Do you find yourself taking the reacting position? You may not have been into having a social life back then; but, you probably are now! You need to take the initiative to have a social life. You need to be the one that pushes ahead with relationships and contribute something to them. Don’t forget though that building relationships takes the two of you but you need to approach the situation consciously.
You must be proactive to build up your social circle. How do you do this?
1 – Should you call him/her? Do it!
2 – If there’s something kind of event going on in your town, invite them to go with you.
3 – If you see them in town, consider making small talk.
4 – If you see a schoolmate, walk up to him/her.
5 – If there’s a friend’s birthday, wish him/her a Happy Birthday. If invited to their party, go!
6 – Go to your high school/college reunions regularly.
7 – If your friend has a hobby that you’d like to take up, consider asking him/her. Be interested in their hobby and you’ll have loads to talk about.
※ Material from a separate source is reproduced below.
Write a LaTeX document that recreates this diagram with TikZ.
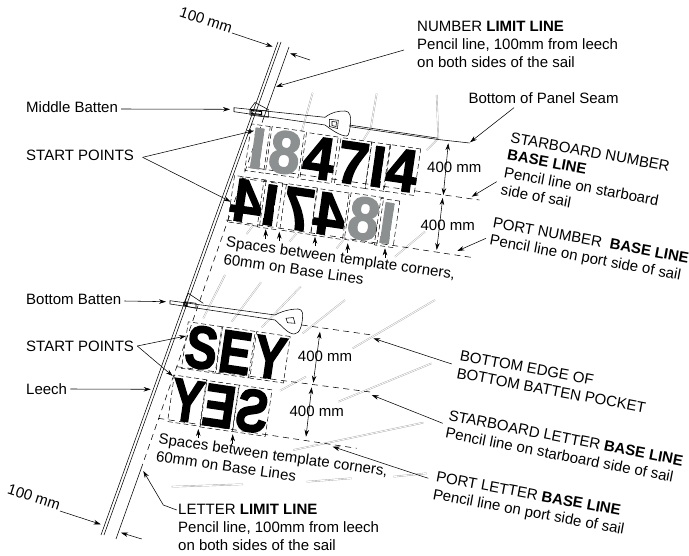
\documentclass[tikz,border=0pt]{standalone}
\usepackage{fontspec}
\setmainfont{Liberation Sans}
\newfontfamily\sailfont[FakeBold=2.5]{Liberation Sans Bold}
\usetikzlibrary{arrows.meta}
\definecolor{sailgray}{HTML}{8C9091}
\definecolor{seamgray}{HTML}{A8A8A8}
\newcommand{\dg}[1]{\scalebox{.93}[1]{#1}}
\newcommand{\lt}[1]{\scalebox{.8}[1]{#1}}
\tikzset{
  x=1pt,y=-1pt,
  lbl/.style={inner sep=0pt,align=left,font=\fontsize{15}{17.8}\selectfont},
  rot/.style={lbl,anchor=north west,rotate=#1},
  thin line/.style={line width=0.55pt,black},
  arr/.style={thin line,-{Stealth[length=7pt,width=4.5pt]}},
  dbl/.style={thin line,{Stealth[length=7pt,width=4.5pt]}-{Stealth[length=7pt,width=4.5pt]}},
  dashline/.style={thin line,dash pattern=on 6pt off 4.5pt},
  seam/.style={draw=seamgray,line width=0.4pt,double=white,double distance=0.8pt},
  boxline/.style={line width=0.5pt,black,dash pattern=on 5pt off 3pt},
  glyph/.style={inner sep=0pt,text height=41.5pt,text depth=0pt,rotate=-8.3,
    font=\sailfont\fontsize{60}{60}\selectfont},
  templ/.style={glyph,draw,boxline,minimum width=#1,minimum height=47pt},
}
\newcommand{\sailbar}[6]{% name, x, y, colour, glyph offset, glyph
  \node[templ=19pt] (#1b) at (#2,#3) {};
  \begin{scope}[shift={(#2,#3)},rotate=-8.3]
    \clip (-4.8,-20.5) rectangle (4.8,20.5);
    \node[inner sep=0pt,text height=41.5pt,text depth=0pt,text=#4,
      font=\sailfont\fontsize{60}{60}\selectfont,transform shape] (#1) at (#5,0) {#6};
  \end{scope}}
\begin{document}
\begin{tikzpicture}
\useasboundingbox (0,0) rectangle (689,556);
% ---------- seams
\draw[seam] (312.7,92.7) -- (301.7,131.7);
\draw[seam] (376.7,93.3) -- (370.7,128.3) -- (363.3,140);
\draw[seam] (436.7,95) -- (438.3,138.3) -- (426.7,150);
\draw[seam] (253.3,225) -- (246.7,234);
\draw[seam] (296.7,233.3) -- (289.3,241.7);
\draw[seam] (343.3,240) -- (336.7,248.3);
\draw[seam] (425,231.7) -- (395,256.7);
\draw[seam] (225,275) -- (203.3,318.3);
\draw[seam] (261,282.3) -- (231.7,321.7);
\draw[seam] (300.7,286.7) -- (261.7,327.3);
\draw[seam] (345,300) -- (302.7,333.3);
\draw[seam] (435,300) -- (352.7,348.3);
\draw[seam] (306,376.7) -- (280,390.7);
\draw[seam] (431.7,363.3) -- (338.3,401.7);
\draw[seam] (423.3,422.7) -- (293.3,450);
\draw[seam] (426.7,473.3) -- (393.3,476.7);
\draw[seam] (351.7,478.3) -- (306.7,481.7);
\draw[seam] (171.7,486.7) -- (243,484.3);
% ---------- leech and limit line
\draw[thin line] (278,42) -- (101,535);
\draw[thin line] (281,42) -- (104,535);
\draw[thin line] (289,47) -- (264,117);
\draw[dashline] (264,117) -- (141,469);
\draw[thin line] (141,469) -- (116,539);
% ---------- middle batten
\draw[thin line] (234,107.7) -- (325,117.3)
  .. controls (332,112) and (338,111) .. (345,111)
  .. controls (350,111) and (351,117) .. (350.7,122)
  .. controls (350,129) and (349,136) .. (346.7,136)
  .. controls (340,136) and (332,130) .. (325,125) -- (234,111.7) -- cycle;
\draw[thin line] (329.3,119.3) -- (338.3,120.3) -- (337.5,128.5) -- (329.5,126.5) -- cycle;
\draw[thin line] (332,121.5) -- (336.5,122) -- (336,126.5) -- (332,125.5) -- cycle;
\draw[thin line] (250,109.3) -- (268.3,111) -- (268.3,117.3) -- (250,115) -- cycle;
\draw[line width=1pt] (251,110.5) -- (261.5,111.5) -- (261.5,114.5) -- (251,113.5) -- cycle;
\draw[thin line] (250,109.3) -- (255,102.5) -- (269,110);
\draw[thin line] (349,125) -- (438,138.2);
\draw[thin line] (349.4,126.6) -- (438,139.5) -- (469.7,143);
% ---------- bottom batten
\draw[thin line] (170,300.7) -- (275,315)
  .. controls (282,311) and (291,309) .. (298,309)
  .. controls (303,309) and (303,315) .. (302.5,318)
  .. controls (302,325) and (300,334) .. (294,334)
  .. controls (288,334) and (281,325) .. (275,320) -- (170,304) -- cycle;
\draw[thin line] (286,318.3) -- (293.3,317.5) -- (295,323.3) -- (287.5,322.7) -- cycle;
\draw[thin line] (185,301.7) -- (196,303.3) -- (196,308.3) -- (185,306) -- cycle;
\draw[line width=1.1pt] (184,302.5) -- (187,303) -- (187,305.5) -- (184,305) -- cycle;
\draw[thin line] (185,301.7) -- (188.3,293.3) -- (203.3,303.3);
% ---------- base lines
\draw[dashline] (248,167) -- (479.3,200);
\draw[dashline] (240,178) -- (290,185);
\draw[dashline] (226,220) -- (470.7,257.3);
\draw[dashline] (301.7,325) -- (371.7,335);
\draw[dashline] (176.7,366.7) -- (370,392);
\draw[dashline] (158.3,418.3) -- (356.7,448.3);
% ---------- number templates
\sailbar{n1}{257.5}{148.5}{sailgray}{-1.5}{\dg{1}}
\node[templ=33pt,text=sailgray] (n2) at (285,152.3) {\dg{8}};
\node[templ=32pt] (n3) at (319,158) {\dg{4}};
\node[templ=31pt] (n4) at (353,163) {\dg{7}};
\sailbar{n5}{378}{166.7}{black}{-1.5}{\dg{1}}
\node[templ=31pt] (n6) at (402,170) {\dg{4}};
\node[templ=32pt] (m1) at (247,201) {\reflectbox{\dg{4}}};
\sailbar{m2}{270}{205}{black}{1.5}{\reflectbox{\dg{1}}}
\node[templ=31pt] (m3) at (298.5,209) {\reflectbox{\dg{7}}};
\node[templ=32pt] (m4) at (330,214) {\reflectbox{\dg{4}}};
\node[templ=33pt,text=sailgray] (m5) at (364,218.5) {\reflectbox{\dg{8}}};
\sailbar{m6}{387}{223}{sailgray}{1.5}{\reflectbox{\dg{1}}}
% ---------- letter templates
\node[templ=34pt] (l1) at (201.7,347.5) {\lt{S}};
\node[templ=33pt] (l2) at (235.5,352.3) {\lt{E}};
\node[templ=34pt] (l3) at (270,357.3) {\lt{Y}};
\node[templ=33pt] (k1) at (187.3,400.7) {\reflectbox{\lt{Y}}};
\node[templ=33pt] (k2) at (219.3,406) {\reflectbox{\lt{E}}};
\node[templ=33pt] (k3) at (252.3,410.7) {\reflectbox{\lt{S}}};
% ---------- labels
\node[lbl,anchor=west] (mb) at (26,107) {Middle Batten};
\node[lbl,anchor=west] (sp1) at (26,155.5) {START POINTS};
\node[lbl,anchor=west] (bb) at (26,299) {Bottom Batten};
\node[lbl,anchor=west] (sp2) at (26,346) {START POINTS};
\node[lbl,anchor=west] (lc) at (26,389) {Leech};
\node[lbl,rotate=-18] (c1) at (206,20) {100 mm};
\node[lbl,rotate=-18] (c2) at (34,497) {100 mm};
\node[lbl,anchor=north west] (nl) at (417,21) {NUMBER \textbf{LIMIT LINE}\\Pencil line, 100mm from leech\\on both sides of the sail};
\node[lbl,anchor=west] (ps) at (468.3,97.7) {Bottom of Panel Seam};
\node[rot=-10.5] (snb) at (511.7,131.7) {STARBOARD NUMBER\\\textbf{BASE LINE}\\Pencil line on starboard\\side of sail};
\node[rot=-10.5] (pnb) at (494,216.7) {PORT NUMBER\ \ \textbf{BASE LINE}\\Pencil line on port side of sail};
\node[rot=-8] (s1) at (227,236) {Spaces between template corners,\\60mm on Base Lines};
\node[rot=-8] (s2) at (159.5,433) {Spaces between template corners,\\60mm on Base Lines};
\node[rot=-10.5] (be) at (461,350) {BOTTOM EDGE OF\\BOTTOM BATTEN POCKET};
\node[rot=-11] (slb) at (450,410) {STARBOARD LETTER \textbf{BASE LINE}\\Pencil line on starboard side of sail};
\node[rot=-10.5] (plb) at (437.3,471) {PORT LETTER \textbf{BASE LINE}\\Pencil line on port side of sail};
\node[lbl,anchor=north west] (ll) at (178,504) {LETTER \textbf{LIMIT LINE}\\Pencil line, 100mm from leech\\on both sides of the sail};
\node[lbl] (d1) at (454.3,167.3) {400 mm};
\node[lbl] (d2) at (447.7,225) {400 mm};
\node[lbl] (d3) at (325,356.7) {400 mm};
\node[lbl] (d4) at (316.7,411.7) {400 mm};
% ---------- connector ends
\coordinate (t1a) at (232,33); \coordinate (t1b) at (272.7,46.7);
\coordinate (t2a) at (310,60); \coordinate (t2b) at (290,53.3);
\coordinate (t3a) at (404,50); \coordinate (t3b) at (276,86.7);
\coordinate (t4b) at (230,109.3);
\coordinate (v1) at (142.7,157.3); \coordinate (v1a) at (254,130.7); \coordinate (v1b) at (230.7,201.7);
\coordinate (t5a) at (514,107.7); \coordinate (t5b) at (470,142.3);
\coordinate (t6a) at (496.7,181.7); \coordinate (t6b) at (471.7,196.7);
\coordinate (t7a) at (486,238.3); \coordinate (t7b) at (457.3,251);
\coordinate (h1) at (448.3,143.3); \coordinate (h2) at (443.3,195);
\coordinate (h3) at (442.7,198); \coordinate (h4) at (436.7,250);
\coordinate (h5) at (320,331.7); \coordinate (h6) at (313.3,382.7);
\coordinate (h7) at (311.7,387.3); \coordinate (h8) at (306,436.7);
\coordinate (u1) at (265.7,229.3); \coordinate (u1a) at (265.7,239);
\coordinate (u2) at (279.3,231.7); \coordinate (u2a) at (279.3,241);
\coordinate (u3) at (315,236.7); \coordinate (u3a) at (315,246);
\coordinate (u4) at (347.7,243.3); \coordinate (u4a) at (347.7,253);
\coordinate (u5) at (385,248.3); \coordinate (u5a) at (385,258);
\coordinate (u6) at (198.3,429); \coordinate (u6a) at (198.3,438);
\coordinate (u7) at (232.7,434.3); \coordinate (u7a) at (232.7,444);
\coordinate (t8b) at (166,301.7);
\coordinate (v2) at (137.3,346); \coordinate (v2a) at (186,336); \coordinate (v2b) at (172.7,376);
\coordinate (t9b) at (150.7,389.3);
\coordinate (t10a) at (451.7,364); \coordinate (t10b) at (373.3,338.3);
\coordinate (t11a) at (442.7,423.3); \coordinate (t11b) at (371.7,395);
\coordinate (t12a) at (428.3,478.3); \coordinate (t12b) at (332.7,446.7);
\coordinate (t13a) at (176.7,510); \coordinate (t13m) at (163.3,505); \coordinate (t13b) at (143.3,471);
\coordinate (t14a) at (60,511); \coordinate (t14b) at (100.7,524.3);
\coordinate (t15a) at (141.7,539); \coordinate (t15b) at (121,532.7);
% ---------- connectors
\draw[arr] (t1a) -- (t1b);
\draw[arr] (t2a) -- (t2b);
\draw[arr] (t3a) -- (t3b);
\draw[arr] (mb.east) ++(3,2) -- (t4b);
\draw[arr] (v1) -- (v1a);
\draw[arr] (v1) -- (v1b);
\draw[arr] (t5a) -- (t5b);
\draw[arr] (t6a) -- (t6b);
\draw[arr] (t7a) -- (t7b);
\draw[dbl] (h1) -- (h2);
\draw[dbl] (h3) -- (h4);
\draw[dbl] (h5) -- (h6);
\draw[dbl] (h7) -- (h8);
\draw[arr] (u1a) -- (u1);
\draw[arr] (u2a) -- (u2);
\draw[arr] (u3a) -- (u3);
\draw[arr] (u4a) -- (u4);
\draw[arr] (u5a) -- (u5);
\draw[arr] (u6a) -- (u6);
\draw[arr] (u7a) -- (u7);
\draw[arr] (bb.east) ++(3,2) -- (t8b);
\draw[arr] (v2) -- (v2a);
\draw[arr] (v2) -- (v2b);
\draw[arr] (lc.east) ++(3,0) -- (t9b);
\draw[arr] (t10a) -- (t10b);
\draw[arr] (t11a) -- (t11b);
\draw[arr] (t12a) -- (t12b);
\draw[arr] (t13a) -- (t13m) -- (t13b);
\draw[arr] (t14a) -- (t14b);
\draw[arr] (t15a) -- (t15b);
\end{tikzpicture}
\end{document}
Bear in mind that building relationships is hit and miss; it’s not possible to read a person’s mind. If you don’t succeed right off, don’t become discouraged. You’ll need to try a variety of approaches to find what works for you – it’s all trial and error. You may need to repeat several steps to get the results you want. Just remember to work consistently at building friendships and you’ll have a social circle before you know it!